Comment to File No. S7-28-03

Dear Mr. Katz:

Generally, investors should be given information on breakpoints. This information should be in the prospectus and on fund company websites. Further, per the NASD breakpoint task force, uniform definitions should be used in describing breakpoint rules.

The Commission must also mandate that omnibus subaccounting processors share with a central custodian (probably the fund company's custodian), customer information for purposes of automating the retention of breakpoint information. Recent attempts by regulators to put some of the record-keeping onus on individual investors and brokers, who are limited to manual and one-off tracking efforts, is an unfortunate shirking of regulatory duty. The industry long ago should have had an automated breakpoint system that tracks an investor wherever that investor may buy and hold fund shares. Had such a system been in place (e.g., a simple requirement that fund custodians have access to customer data), the whole breakpoint mess could have been avoided.

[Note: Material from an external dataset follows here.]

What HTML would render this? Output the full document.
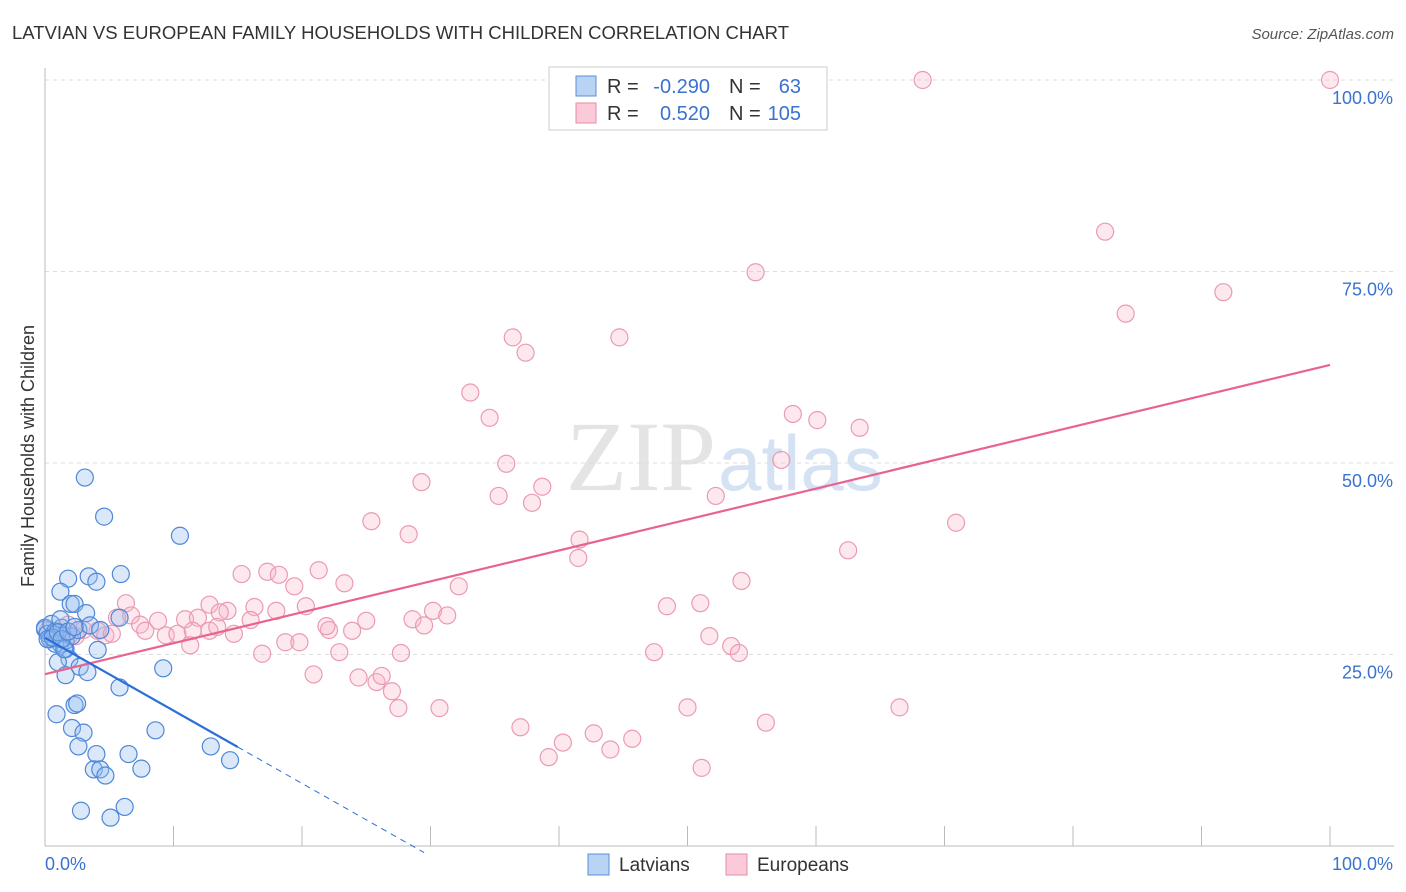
<!DOCTYPE html>
<html><head><meta charset="utf-8"><style>
body{margin:0;background:#fff;font-family:"Liberation Sans",sans-serif;}
svg{display:block}
</style></head><body>
<svg id="chart" width="1406" height="892">
<text x="12" y="39" font-size="18.5" fill="#333" textLength="777">LATVIAN VS EUROPEAN FAMILY HOUSEHOLDS WITH CHILDREN CORRELATION CHART</text>
<text x="1394" y="39" font-size="15" fill="#555" font-style="italic" text-anchor="end">Source: ZipAtlas.com</text>
<text x="716" y="490" font-size="100" fill="#e4e4e4" text-anchor="end" font-family="Liberation Serif">ZIP</text>
<text x="718" y="490" font-size="78" fill="#d4e2f4">atlas</text>
<g id="grid"></g>
<g id="axes"></g>
<g id="pts"></g>
<g id="lines"></g>
<text transform="translate(34,456) rotate(-90)" font-size="18" fill="#333" text-anchor="middle">Family Households with Children</text>
<g>
<rect x="549" y="67" width="278" height="63" fill="#fff" stroke="#ccc"/>
<rect x="576" y="76" width="20" height="20" fill="#b9d3f5" stroke="#5b8fd9"/>
<rect x="576" y="103" width="20" height="20" fill="#fbcad8" stroke="#e98aa8"/>
<text x="607" y="93" font-size="20" fill="#333">R =</text>
<text x="710" y="93" font-size="20" fill="#3a72d0" text-anchor="end">-0.290</text>
<text x="729" y="93" font-size="20" fill="#333">N =</text>
<text x="801" y="93" font-size="20" fill="#3a72d0" text-anchor="end">63</text>
<text x="607" y="120" font-size="20" fill="#333">R =</text>
<text x="710" y="120" font-size="20" fill="#3a72d0" text-anchor="end">0.520</text>
<text x="729" y="120" font-size="20" fill="#333">N =</text>
<text x="801" y="120" font-size="20" fill="#3a72d0" text-anchor="end">105</text>
</g>
<g>
<rect x="588" y="854" width="21" height="21" fill="#b9d3f5" stroke="#5b8fd9"/>
<text x="619" y="871" font-size="19" fill="#333">Latvians</text>
<rect x="726" y="854" width="21" height="21" fill="#fbcad8" stroke="#e98aa8"/>
<text x="757" y="871" font-size="19" fill="#333">Europeans</text>
</g>
</svg>
<script>
const yTicks=[25,50,75,100];
const xTickLabels=["0.0%","100.0%"];
const latX=[3.1,4.6,10.5,1.8,3.4,4.0,5.9,1.2,2.0,2.3,3.2,5.8,0,0.4,0.8,1.2,1.6,4.1,1.9,1.0,2.7,3.3,1.6,9.2,5.8,0.9,2.3,2.5,2.1,3.0,8.6,2.6,4.0,6.5,12.9,14.4,3.8,4.3,4.7,7.5,2.8,6.2,5.1,0,0.2,0.5,0.8,1.3,1.6,2.1,2.6,1.2,0.4,0.8,1.5,3.5,4.3,0.2,0.6,1.0,1.3,1.8,2.3];
const latY=[48.1,43,40.5,34.9,35.2,34.5,35.5,33.2,31.6,31.6,30.4,29.8,28.3,27,27.7,26.4,25.7,25.6,24.4,24,23.4,22.7,22.3,23.2,20.7,17.2,18.4,18.6,15.4,14.8,15.1,13,12,12,13,11.2,10,10,9.2,10.1,4.6,5.1,3.7,28.5,27.7,29,28,28.5,26.8,27.4,28.2,29.6,27,26.4,25.7,28.8,28.2,27,27.2,27.9,27,28,28.6];
const eurX=[68.3,100,82.5,55.3,91.7,84.1,36.4,44.7,37.4,33.1,34.6,35.9,29.3,38.7,35.3,37.9,52.2,57.3,58.2,60.1,63.4,25.4,28.3,41.6,41.5,70.9,62.5,15.3,17.3,18.2,21.3,23.3,19.4,32.2,54.2,12.8,14.2,18,16.3,30.2,31.3,28.6,29.5,48.4,51,6.3,6.7,5.6,8.8,10.9,11.9,13.6,16,20.3,22.1,25,21.9,23.9,7.4,7.8,9.4,10.3,11.5,12.8,13.4,14.7,4.1,4.7,5.2,3,2.4,1.9,1.2,0.6,0.2,1.8,11.3,18.7,19.8,51.7,53.4,54,47.4,16.9,22.9,27.7,20.9,24.4,25.8,26.2,27,27.5,30.7,50,66.5,56.1,37,42.7,45.7,40.3,44,39.2,51.1];
const eurY=[100,100,80.2,74.9,72.3,69.5,66.4,66.4,64.4,59.2,55.9,49.9,47.5,46.9,45.7,44.8,45.7,50.4,56.4,55.6,54.6,42.4,40.7,40,37.6,42.2,38.6,35.5,35.8,35.4,36,34.3,33.9,33.9,34.6,31.5,30.7,30.7,31.2,30.7,30.1,29.6,28.8,31.3,31.7,31.7,30.1,29.8,29.4,29.6,29.8,30.5,29.5,31.3,28.2,29.4,28.7,28.1,28.9,28.1,27.5,27.7,28.1,28.1,28.6,27.7,28.1,27.5,27.7,28.2,27.4,27.5,27.9,27.2,28.1,28.9,26.2,26.6,26.6,27.4,26.1,25.2,25.3,25.1,25.3,25.2,22.4,22,21.4,22.2,20.2,18,18,18.1,18.1,16.1,15.5,14.7,14,13.5,12.6,11.6,10.2];
const W0=45,W1=1330,H0=846,H1=80;
const sx=v=>W0+(W1-W0)*v/100, sy=v=>H0-(H0-H1)*v/100;
const NS="http://www.w3.org/2000/svg";
function mk(p,t,a){const e=document.createElementNS(NS,t);for(const k in a)e.setAttribute(k,a[k]);document.getElementById(p).appendChild(e);return e;}
for(const t of yTicks){
 const g=mk('grid','line',{x1:W0,x2:1394,y1:sy(t),y2:sy(t),stroke:'#ddd','stroke-dasharray':'4,4'});
 
 
 const l=mk('axes','text',{x:1393,y:sy(t)+24,'font-size':18,fill:'#3a72d0','text-anchor':'end'});
 l.textContent=t.toFixed(1)+'%';
 
 
}
const ax=mk('axes','line',{x1:W0,x2:W0,y1:68,y2:H0,stroke:'#bbb'});


const bx=mk('axes','line',{x1:W0,x2:1394,y1:H0,y2:H0,stroke:'#bbb'});


for(let i=1;i<=10;i++){const t=mk('axes','line',{x1:sx(i*10),x2:sx(i*10),y1:826,y2:H0,stroke:'#bbb'});
 
 }
const x0=mk('axes','text',{x:45,y:870,'font-size':18,fill:'#3a72d0'});x0.textContent=xTickLabels[0];


const x1=mk('axes','text',{x:1393,y:870,'font-size':18,fill:'#3a72d0','text-anchor':'end'});x1.textContent=xTickLabels[1];


eurX.forEach((v,i)=>{const c=mk('pts','circle',{cx:sx(v),cy:sy(eurY[i]),r:8.5,fill:'rgba(248,180,200,0.3)',stroke:'#eb9ab4','stroke-width':1.2});
 
 });
latX.forEach((v,i)=>{const c=mk('pts','circle',{cx:sx(v),cy:sy(latY[i]),r:8.5,fill:'rgba(150,190,240,0.35)',stroke:'#4f87d8','stroke-width':1.2});
 
 });
function fit(X,Y){const n=X.length,mx=X.reduce((a,b)=>a+b)/n,my=Y.reduce((a,b)=>a+b)/n;let sxy=0,sxx=0;X.forEach((x,i)=>{sxy+=(x-mx)*(Y[i]-my);sxx+=(x-mx)**2});const b=sxy/sxx;return [b,my-b*mx];}
const [be,ae]=fit(eurX,eurY);
const pl=mk('lines','line',{x1:sx(0),y1:sy(ae)-4,x2:sx(100),y2:sy(ae+be*100)+4,stroke:'#e8648f','stroke-width':2.2});


const [bl,al]=fit(latX,latY);
const xe=15,xd=29.5;
const bl1=mk('lines','line',{x1:sx(0),y1:sy(al),x2:sx(xe),y2:sy(al+bl*xe),stroke:'#2b6fd6','stroke-width':2.2});


const bl2=mk('lines','line',{x1:sx(xe),y1:sy(al+bl*xe),x2:sx(xd),y2:sy(al+bl*xd),stroke:'#2b6fd6','stroke-width':1,'stroke-dasharray':'6,5'});


</script>
</body></html>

Ideally, the entire breakpoint problem should be made moot by repealing section 22(d) of the Investment Co. Act. The Commission has been strangely silent on 22(d). This section permits price fixing by sellers of fund shares. Only through the arcane and fallible system of breakpoint pricing are investors given any shot at a discount. This restraint of trade, although in the statute, hardly comports with the '34 Acts requirement for minimizing barriers to competition. The full Commission needs to show leadership in discussing the need for full negotiation of fund loads.